Purists may balk — and I'm inclined to agree somewhat — but Martin and the band ("They're not my band, I'm their celebrity," Martin explained) played music beyond bluegrass. I credit Martin's compositions, as he interjected a little more melody than the genre typically offers. That was tied together with the smoothly (and sometimes savagely) bowed strokes of fiddle player Nicky Sanders sawing away amidst the rest of the band's percussive plunk and twang. In addition, the band's use of minor keys gave it all a melancholy luster and appeal. Martin's between-song banter was hilarious and, frankly, I didn't want the show to end. (FD)

You have certain expectations when a band has the word "hellraisers" in its title. Dwayne Dopsie & The Zydeco Hellraisers came out jamming on the Big Tent stage Thursday night, but with accordionist and front man Dopsie nowhere to be seen. His saxophonist jumped right into the crowd, getting the partying and dancing started as the rest of the band worked to pump things up. Electric guitar blaring, washboard rocking up and down, metal clicking and clanking.

And then Dopsie walked — no, pranced — out on stage, picked up the accordion, and started blowing the crowd's faces off, one at a time. He didn't raise Hell, he strode into it, kicked out Beelzebub, tore the place down, and rebuilt it as an altar to sweaty, zydeco-fueled rock parties made from the underworld's ashes. Dopsie's solos were more like something out of heaven, surrounded by the loud, raucous band behind him. There's a reason he refers to himself as the King of Accordion, a title he earned making all the crowd members vassals in his new kingdom.

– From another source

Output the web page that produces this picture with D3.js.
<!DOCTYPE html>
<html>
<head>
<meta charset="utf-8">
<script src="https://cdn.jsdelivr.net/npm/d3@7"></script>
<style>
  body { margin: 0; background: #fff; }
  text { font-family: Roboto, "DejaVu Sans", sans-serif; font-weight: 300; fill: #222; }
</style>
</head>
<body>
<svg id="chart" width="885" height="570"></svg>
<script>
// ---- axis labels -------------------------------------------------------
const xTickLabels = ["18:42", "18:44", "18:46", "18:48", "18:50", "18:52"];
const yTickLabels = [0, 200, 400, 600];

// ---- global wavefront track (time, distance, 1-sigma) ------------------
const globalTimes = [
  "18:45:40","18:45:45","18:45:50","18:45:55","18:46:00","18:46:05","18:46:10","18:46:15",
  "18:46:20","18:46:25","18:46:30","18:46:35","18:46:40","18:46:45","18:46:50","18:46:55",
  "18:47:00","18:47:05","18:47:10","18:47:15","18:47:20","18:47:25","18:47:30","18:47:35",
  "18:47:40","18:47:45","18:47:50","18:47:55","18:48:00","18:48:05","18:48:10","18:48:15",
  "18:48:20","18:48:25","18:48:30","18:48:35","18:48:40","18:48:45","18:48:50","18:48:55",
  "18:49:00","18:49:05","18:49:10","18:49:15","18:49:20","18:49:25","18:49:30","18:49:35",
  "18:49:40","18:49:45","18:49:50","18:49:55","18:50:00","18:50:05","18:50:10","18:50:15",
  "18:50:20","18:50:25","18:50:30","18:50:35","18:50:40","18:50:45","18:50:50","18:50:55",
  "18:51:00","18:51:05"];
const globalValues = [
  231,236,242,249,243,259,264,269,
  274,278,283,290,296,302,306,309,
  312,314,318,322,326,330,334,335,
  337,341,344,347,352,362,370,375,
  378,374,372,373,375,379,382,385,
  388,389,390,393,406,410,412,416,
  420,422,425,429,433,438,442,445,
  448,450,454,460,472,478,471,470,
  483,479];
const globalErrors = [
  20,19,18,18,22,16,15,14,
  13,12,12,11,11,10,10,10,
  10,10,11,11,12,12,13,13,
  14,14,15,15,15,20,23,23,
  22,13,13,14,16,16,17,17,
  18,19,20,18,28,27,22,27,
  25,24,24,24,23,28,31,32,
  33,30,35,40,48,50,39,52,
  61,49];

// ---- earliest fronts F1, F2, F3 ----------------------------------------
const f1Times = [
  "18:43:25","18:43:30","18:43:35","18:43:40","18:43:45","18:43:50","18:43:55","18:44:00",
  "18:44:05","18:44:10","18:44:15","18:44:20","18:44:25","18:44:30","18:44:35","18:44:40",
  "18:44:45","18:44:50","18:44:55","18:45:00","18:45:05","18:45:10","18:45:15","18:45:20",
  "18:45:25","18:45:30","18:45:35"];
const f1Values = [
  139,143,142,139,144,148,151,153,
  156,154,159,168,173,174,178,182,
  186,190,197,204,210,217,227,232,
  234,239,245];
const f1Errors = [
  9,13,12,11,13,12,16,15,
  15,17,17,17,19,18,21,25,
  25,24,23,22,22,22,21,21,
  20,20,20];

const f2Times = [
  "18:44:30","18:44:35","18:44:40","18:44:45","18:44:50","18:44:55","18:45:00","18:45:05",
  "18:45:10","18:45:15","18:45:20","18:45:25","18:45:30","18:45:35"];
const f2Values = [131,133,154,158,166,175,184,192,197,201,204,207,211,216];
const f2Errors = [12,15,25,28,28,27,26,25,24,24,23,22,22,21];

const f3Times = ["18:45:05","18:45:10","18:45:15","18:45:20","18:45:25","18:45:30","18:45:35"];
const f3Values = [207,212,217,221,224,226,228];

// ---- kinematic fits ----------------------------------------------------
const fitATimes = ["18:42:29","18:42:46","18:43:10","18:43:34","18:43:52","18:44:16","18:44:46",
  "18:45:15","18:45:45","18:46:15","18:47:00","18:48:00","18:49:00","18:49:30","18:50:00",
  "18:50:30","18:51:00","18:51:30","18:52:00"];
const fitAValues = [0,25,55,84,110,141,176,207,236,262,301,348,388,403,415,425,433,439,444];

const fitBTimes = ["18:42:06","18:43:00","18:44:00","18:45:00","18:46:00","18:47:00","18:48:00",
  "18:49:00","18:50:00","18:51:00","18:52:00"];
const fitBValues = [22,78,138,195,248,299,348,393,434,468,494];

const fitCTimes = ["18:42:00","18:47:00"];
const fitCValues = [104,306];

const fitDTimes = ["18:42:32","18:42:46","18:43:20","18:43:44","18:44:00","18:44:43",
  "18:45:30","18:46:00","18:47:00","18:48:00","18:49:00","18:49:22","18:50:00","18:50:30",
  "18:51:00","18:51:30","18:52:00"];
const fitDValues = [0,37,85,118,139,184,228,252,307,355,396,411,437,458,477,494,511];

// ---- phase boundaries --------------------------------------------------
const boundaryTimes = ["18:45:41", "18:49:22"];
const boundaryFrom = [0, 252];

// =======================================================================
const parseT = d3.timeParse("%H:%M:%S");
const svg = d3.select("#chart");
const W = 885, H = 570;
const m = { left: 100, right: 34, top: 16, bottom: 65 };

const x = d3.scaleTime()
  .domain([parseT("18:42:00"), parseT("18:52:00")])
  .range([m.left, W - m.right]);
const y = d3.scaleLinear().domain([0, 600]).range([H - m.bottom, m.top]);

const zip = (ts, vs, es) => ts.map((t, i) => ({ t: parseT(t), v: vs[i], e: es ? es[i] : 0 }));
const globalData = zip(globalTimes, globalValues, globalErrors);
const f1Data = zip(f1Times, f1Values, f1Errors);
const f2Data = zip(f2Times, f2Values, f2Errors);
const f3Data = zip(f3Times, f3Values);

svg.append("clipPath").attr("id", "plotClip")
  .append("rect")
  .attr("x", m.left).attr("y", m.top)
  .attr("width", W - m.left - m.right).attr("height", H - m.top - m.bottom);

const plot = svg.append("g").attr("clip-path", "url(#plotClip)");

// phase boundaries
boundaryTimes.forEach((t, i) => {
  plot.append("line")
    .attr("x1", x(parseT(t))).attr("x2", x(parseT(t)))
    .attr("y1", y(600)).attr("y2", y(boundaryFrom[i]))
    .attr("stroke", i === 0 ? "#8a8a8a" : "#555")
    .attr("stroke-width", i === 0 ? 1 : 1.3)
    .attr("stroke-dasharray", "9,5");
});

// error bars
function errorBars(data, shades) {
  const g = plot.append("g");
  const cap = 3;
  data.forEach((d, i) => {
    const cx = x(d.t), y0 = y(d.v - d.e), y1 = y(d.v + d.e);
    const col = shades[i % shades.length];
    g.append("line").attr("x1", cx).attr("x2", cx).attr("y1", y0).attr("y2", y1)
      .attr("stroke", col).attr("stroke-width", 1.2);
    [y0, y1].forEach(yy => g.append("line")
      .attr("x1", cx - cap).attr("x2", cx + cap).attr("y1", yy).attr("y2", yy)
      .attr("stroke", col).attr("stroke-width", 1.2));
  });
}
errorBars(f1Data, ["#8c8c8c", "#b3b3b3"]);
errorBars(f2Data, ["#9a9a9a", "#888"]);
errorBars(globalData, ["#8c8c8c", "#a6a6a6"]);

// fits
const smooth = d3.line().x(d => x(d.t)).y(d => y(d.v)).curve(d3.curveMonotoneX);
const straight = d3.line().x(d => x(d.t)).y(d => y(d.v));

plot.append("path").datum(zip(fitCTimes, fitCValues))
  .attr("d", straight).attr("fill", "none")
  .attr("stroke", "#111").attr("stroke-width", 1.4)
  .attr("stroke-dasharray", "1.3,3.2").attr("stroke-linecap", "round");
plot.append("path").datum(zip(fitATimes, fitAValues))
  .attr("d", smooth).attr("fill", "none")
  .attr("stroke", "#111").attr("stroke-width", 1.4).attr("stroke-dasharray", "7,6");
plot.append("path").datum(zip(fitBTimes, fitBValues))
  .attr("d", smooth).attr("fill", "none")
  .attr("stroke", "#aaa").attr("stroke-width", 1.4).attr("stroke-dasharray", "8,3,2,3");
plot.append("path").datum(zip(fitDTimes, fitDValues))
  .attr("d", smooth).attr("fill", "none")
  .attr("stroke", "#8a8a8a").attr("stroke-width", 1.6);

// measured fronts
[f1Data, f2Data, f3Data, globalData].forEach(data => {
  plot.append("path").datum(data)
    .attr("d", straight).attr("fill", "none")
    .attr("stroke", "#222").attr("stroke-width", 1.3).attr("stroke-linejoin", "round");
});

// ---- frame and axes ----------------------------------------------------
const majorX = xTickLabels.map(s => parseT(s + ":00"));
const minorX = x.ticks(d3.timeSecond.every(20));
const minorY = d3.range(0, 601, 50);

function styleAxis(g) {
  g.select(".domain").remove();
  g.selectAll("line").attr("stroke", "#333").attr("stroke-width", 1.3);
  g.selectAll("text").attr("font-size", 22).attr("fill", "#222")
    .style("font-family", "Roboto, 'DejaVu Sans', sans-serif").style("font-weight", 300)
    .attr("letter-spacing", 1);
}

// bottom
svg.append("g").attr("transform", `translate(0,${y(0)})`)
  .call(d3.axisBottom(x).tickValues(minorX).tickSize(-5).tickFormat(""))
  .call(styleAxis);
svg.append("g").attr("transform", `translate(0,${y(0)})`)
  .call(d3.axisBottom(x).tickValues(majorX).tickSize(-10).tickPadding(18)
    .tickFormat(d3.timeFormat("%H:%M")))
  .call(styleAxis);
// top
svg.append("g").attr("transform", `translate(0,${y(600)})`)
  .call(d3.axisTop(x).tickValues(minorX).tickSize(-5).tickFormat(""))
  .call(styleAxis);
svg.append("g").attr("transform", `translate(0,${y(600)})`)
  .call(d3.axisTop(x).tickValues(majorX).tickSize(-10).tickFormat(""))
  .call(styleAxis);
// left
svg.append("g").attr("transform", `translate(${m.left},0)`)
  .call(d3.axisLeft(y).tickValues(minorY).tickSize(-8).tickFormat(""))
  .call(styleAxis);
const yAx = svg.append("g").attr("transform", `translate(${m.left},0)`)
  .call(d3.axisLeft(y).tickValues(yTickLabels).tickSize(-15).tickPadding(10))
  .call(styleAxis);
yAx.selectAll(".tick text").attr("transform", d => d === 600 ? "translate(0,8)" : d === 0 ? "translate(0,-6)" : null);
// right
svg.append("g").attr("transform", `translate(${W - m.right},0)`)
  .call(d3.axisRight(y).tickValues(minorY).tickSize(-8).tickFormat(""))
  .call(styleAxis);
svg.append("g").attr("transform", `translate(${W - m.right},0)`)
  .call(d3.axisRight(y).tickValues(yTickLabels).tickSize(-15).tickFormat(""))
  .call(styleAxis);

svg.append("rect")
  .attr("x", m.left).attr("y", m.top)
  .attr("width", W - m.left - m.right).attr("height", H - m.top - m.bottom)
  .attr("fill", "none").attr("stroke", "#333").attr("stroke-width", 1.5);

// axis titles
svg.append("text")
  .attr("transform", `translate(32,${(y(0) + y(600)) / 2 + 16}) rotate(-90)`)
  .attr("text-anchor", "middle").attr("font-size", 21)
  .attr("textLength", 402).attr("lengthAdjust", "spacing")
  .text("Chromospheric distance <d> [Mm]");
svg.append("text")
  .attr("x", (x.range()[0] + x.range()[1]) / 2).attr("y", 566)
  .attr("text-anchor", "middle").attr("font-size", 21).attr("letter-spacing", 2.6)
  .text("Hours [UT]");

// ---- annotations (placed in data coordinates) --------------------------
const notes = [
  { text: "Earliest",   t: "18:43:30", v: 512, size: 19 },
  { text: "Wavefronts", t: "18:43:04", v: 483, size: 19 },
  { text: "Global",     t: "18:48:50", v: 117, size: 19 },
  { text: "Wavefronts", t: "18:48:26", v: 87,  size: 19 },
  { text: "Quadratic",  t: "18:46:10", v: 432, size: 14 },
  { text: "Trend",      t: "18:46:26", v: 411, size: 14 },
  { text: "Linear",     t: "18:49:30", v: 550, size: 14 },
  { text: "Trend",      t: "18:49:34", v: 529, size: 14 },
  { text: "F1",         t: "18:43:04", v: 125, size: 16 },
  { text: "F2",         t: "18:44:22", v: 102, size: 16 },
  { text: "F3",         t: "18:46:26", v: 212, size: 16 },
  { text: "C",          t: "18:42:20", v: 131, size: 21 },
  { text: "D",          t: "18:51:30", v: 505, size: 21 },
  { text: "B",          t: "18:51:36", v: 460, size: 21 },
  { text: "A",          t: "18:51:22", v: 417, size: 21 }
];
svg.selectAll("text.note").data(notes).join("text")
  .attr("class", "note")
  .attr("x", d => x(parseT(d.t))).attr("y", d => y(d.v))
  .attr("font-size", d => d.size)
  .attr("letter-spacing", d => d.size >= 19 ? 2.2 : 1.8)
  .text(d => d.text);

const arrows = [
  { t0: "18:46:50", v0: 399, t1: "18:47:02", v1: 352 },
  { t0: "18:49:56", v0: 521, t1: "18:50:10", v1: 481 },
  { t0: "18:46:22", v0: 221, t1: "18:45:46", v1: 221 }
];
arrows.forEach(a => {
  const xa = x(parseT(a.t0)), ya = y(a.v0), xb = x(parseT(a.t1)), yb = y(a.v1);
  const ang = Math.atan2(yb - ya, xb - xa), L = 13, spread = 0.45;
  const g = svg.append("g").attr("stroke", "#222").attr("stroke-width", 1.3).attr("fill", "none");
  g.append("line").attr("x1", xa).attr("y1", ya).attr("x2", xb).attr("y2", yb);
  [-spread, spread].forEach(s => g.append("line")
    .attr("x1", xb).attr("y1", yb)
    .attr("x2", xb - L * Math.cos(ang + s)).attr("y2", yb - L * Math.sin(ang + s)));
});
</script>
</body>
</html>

And he did it all while chewing gum.

Friday night at Christ Church the Orlando LeFleming Trio put on the most subtle show I saw at the festival. The sad thing is, by day eight, a lot of people were jaded by too much impressive music and the attitude seemed to be "show me something new." So, during this beautiful set, three quarters of the audience left.

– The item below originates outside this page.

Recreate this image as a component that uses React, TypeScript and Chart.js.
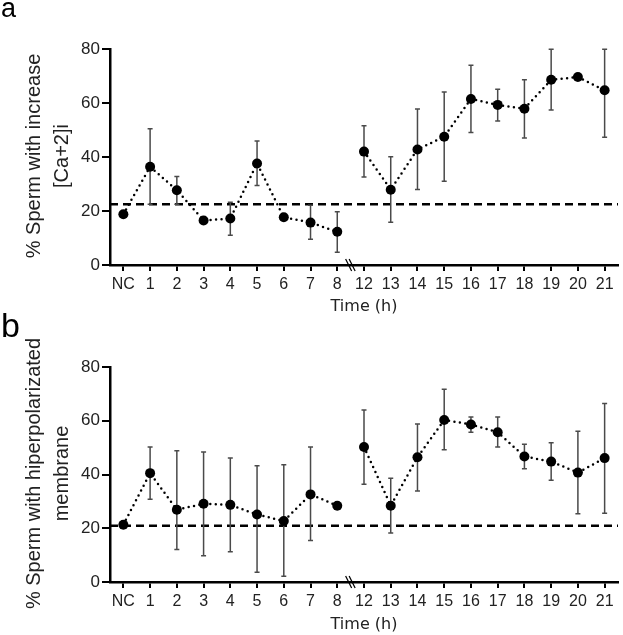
import React, { useEffect, useRef } from 'react';
import { Chart, registerables } from 'chart.js';

Chart.register(...registerables);

// categories (time in hours, with a break between 8 and 12)
const timeLabels = ['NC', '1', '2', '3', '4', '5', '6', '7', '8', '12', '13', '14', '15', '16', '17', '18', '19', '20', '21'];
const yTicks = [0, 20, 40, 60, 80];

// panel a: % sperm with increase [Ca+2]i
const caMean = [18.8, 36.4, 27.7, 16.5, 17.2, 37.6, 17.7, 15.7, 12.3, 42.0, 27.9, 42.8, 47.5, 61.5, 59.3, 57.9, 68.6, 69.6, 64.7];
const caUpper = [null, 50.5, 32.8, null, 23.2, 45.9, null, 22.1, 19.7, 51.6, 40.1, 57.8, 64.1, 74.0, 65.1, 68.6, 79.9, null, 79.9];
const caLower = [null, 22.5, 22.5, null, 11.0, 29.4, null, 9.5, 4.7, 32.6, 15.8, 28.0, 31.0, 49.1, 53.3, 47.0, 57.4, null, 47.3];
const caControl = 22.5;

// panel b: % sperm with hiperpolarizated membrane
const hpMean = [21.3, 40.5, 26.9, 29.1, 28.7, 25.1, 22.7, 32.6, 28.4, 50.2, 28.4, 46.4, 60.3, 58.6, 55.7, 46.7, 44.8, 40.7, 46.1];
const hpUpper = [null, 50.2, 48.8, 48.4, 46.1, 43.3, 43.6, 50.2, null, 64.0, 38.6, 58.8, 71.7, 61.4, 61.4, 51.3, 51.8, 56.1, 66.4];
const hpLower = [null, 30.8, 12.1, 9.8, 11.3, 3.6, 2.1, 15.4, null, 36.4, 18.2, 33.9, 49.2, 55.7, 50.2, 42.1, 37.9, 25.4, 25.6];
const hpControl = 20.9;

const breakAfter = timeLabels.indexOf('8');

const FONT = "'Liberation Sans', Arial, sans-serif";

// control line, error bars, axis break and the two-line y title
const decorPlugin = {
  id: 'decor',
  beforeDatasetsDraw(chart: any, _args: any, opts: any) {
    const { ctx, chartArea, scales } = chart;
    const x = scales.x;
    const y = scales.y;
    ctx.save();
    const yc = y.getPixelForValue(opts.control);
    ctx.strokeStyle = '#000';
    ctx.lineWidth = 2.5;
    ctx.setLineDash([8, 5]);
    ctx.beginPath();
    ctx.moveTo(chartArea.left, yc);
    ctx.lineTo(chartArea.right, yc);
    ctx.stroke();
    ctx.setLineDash([]);

    ctx.strokeStyle = '#4a4a4a';
    ctx.lineWidth = 1.5;
    opts.upper.forEach((u: number | null, i: number) => {
      const l = opts.lower[i];
      if (u == null || l == null) return;
      const px = x.getPixelForValue(i);
      const pu = y.getPixelForValue(u);
      const pl = y.getPixelForValue(l);
      ctx.beginPath();
      ctx.moveTo(px, pu);
      ctx.lineTo(px, pl);
      ctx.moveTo(px - 2.5, pu);
      ctx.lineTo(px + 2.5, pu);
      ctx.moveTo(px - 2.5, pl);
      ctx.lineTo(px + 2.5, pl);
      ctx.stroke();
    });
    ctx.restore();
  },
  afterDraw(chart: any, _args: any, opts: any) {
    const { ctx, chartArea, scales } = chart;
    const x = scales.x;
    ctx.save();
    // axis break marks
    const bx = (x.getPixelForValue(breakAfter) + x.getPixelForValue(breakAfter + 1)) / 2;
    const by = chartArea.bottom;
    ctx.strokeStyle = '#000';
    ctx.lineWidth = 1.3;
    [-2, 1.5].forEach((d) => {
      ctx.beginPath();
      ctx.moveTo(bx + d - 3, by - 6);
      ctx.lineTo(bx + d + 3, by + 6);
      ctx.stroke();
    });
    // y title
    ctx.fillStyle = '#222';
    ctx.font = `20px ${FONT}`;
    ctx.textAlign = 'center';
    ctx.textBaseline = 'middle';
    ctx.translate(chartArea.left - 76, (chartArea.top + chartArea.bottom) / 2 - 1);
    ctx.rotate(-Math.PI / 2);
    opts.title.forEach((line: string, i: number) => {
      ctx.fillText(line, 0, i * 28);
    });
    ctx.restore();
  },
};

interface PanelProps {
  mean: number[];
  upper: (number | null)[];
  lower: (number | null)[];
  control: number;
  title: string[];
  top: number;
  height: number;
  padTop: number;
  xHeight: number;
  letter: string;
}

const Panel: React.FC<PanelProps> = ({ mean, upper, lower, control, title, top, height, padTop, xHeight, letter }) => {
  const canvasRef = useRef<HTMLCanvasElement | null>(null);

  useEffect(() => {
    if (!canvasRef.current) return;
    const ctx = canvasRef.current.getContext('2d');
    if (!ctx) return;

    const chart = new Chart(ctx, {
      type: 'line',
      data: {
        labels: timeLabels,
        datasets: [{
          data: mean,
          borderColor: '#000',
          borderWidth: 2.5,
          borderDash: [0, 5.5],
          borderCapStyle: 'round',
          tension: 0,
          pointRadius: 5,
          pointBackgroundColor: '#000',
          pointBorderWidth: 0,
          segment: {
            borderColor: (c: any) => (c.p0DataIndex === breakAfter ? 'rgba(0,0,0,0)' : '#000'),
          },
        }],
      },
      options: {
        animation: false,
        responsive: true,
        maintainAspectRatio: false,
        layout: { padding: { top: padTop, right: 3, left: 0, bottom: 0 } },
        plugins: {
          legend: { display: false },
          tooltip: { enabled: false },
          decor: { control, upper, lower, title },
        } as any,
        scales: {
          x: {
            type: 'category',
            offset: true,
            afterFit: (s: any) => { s.height = xHeight; },
            grid: { offset: false, drawOnChartArea: false, drawTicks: true, tickLength: 6, color: '#000', lineWidth: 2 },
            border: { color: '#000', width: 2.5 },
            ticks: { color: '#222', font: { family: FONT, size: 16 }, padding: 4, maxRotation: 0, autoSkip: false },
            title: {
              display: true,
              text: 'Time (h)',
              color: '#222',
              font: { family: "'DejaVu Sans', Verdana, sans-serif", size: 16 },
              padding: { top: 0, bottom: 1 },
            },
          },
          y: {
            min: 0,
            max: 80,
            afterFit: (s: any) => { s.width = 110; },
            afterBuildTicks: (s: any) => { s.ticks = yTicks.map((v) => ({ value: v })); },
            grid: { drawOnChartArea: false, drawTicks: true, tickLength: 8, color: '#000', lineWidth: 2 },
            border: { color: '#000', width: 2.5 },
            ticks: { color: '#222', font: { family: FONT, size: 17 }, padding: 2 },
          },
        },
      },
      plugins: [decorPlugin],
    });

    return () => {
      chart.destroy();
    };
  }, [mean, upper, lower, control, title, padTop, xHeight]);

  return (
    <div style={{ position: 'absolute', left: 0, top, width: 623, height }}>
      <canvas ref={canvasRef} />
      <div
        style={{
          position: 'absolute',
          left: 1,
          top: letter === 'a' ? -5 : -9,
          fontFamily: FONT,
          fontSize: letter === 'a' ? 27 : 34,
          lineHeight: 1,
          color: '#000',
        }}
      >
        {letter}
      </div>
    </div>
  );
};

const App: React.FC = () => (
  <div style={{ position: 'absolute', left: 0, top: 0, width: 623, height: 635, background: '#fff' }}>
    <Panel mean={caMean} upper={caUpper} lower={caLower} control={caControl}
      title={['% Sperm with increase', '[Ca+2]i']} top={0} height={317} padTop={49} xHeight={52} letter="a" />
    <Panel mean={hpMean} upper={hpUpper} lower={hpLower} control={hpControl}
      title={['% Sperm with hiperpolarizated', 'membrane']} top={317} height={318} padTop={50} xHeight={53} letter="b" />
  </div>
);

export default App;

LeFleming is an excellent up-and-coming bassist. He's also a fine bandleader in terms of arrangements and his choice of band mates. On guitar was Lage Lund, whose sound is absolutely wondrous. And on saxophone was Will Vinson, another great young player. On tunes like "Dear Lord," one of John Coltrane's most beautiful ballads, Lund's gorgeous playing, Vinson's sinuous sound, and LeFleming's sturdy anchoring made for a dream-like sound in a perfect setting (even for an atheist). Too bad people didn't have the patience for it.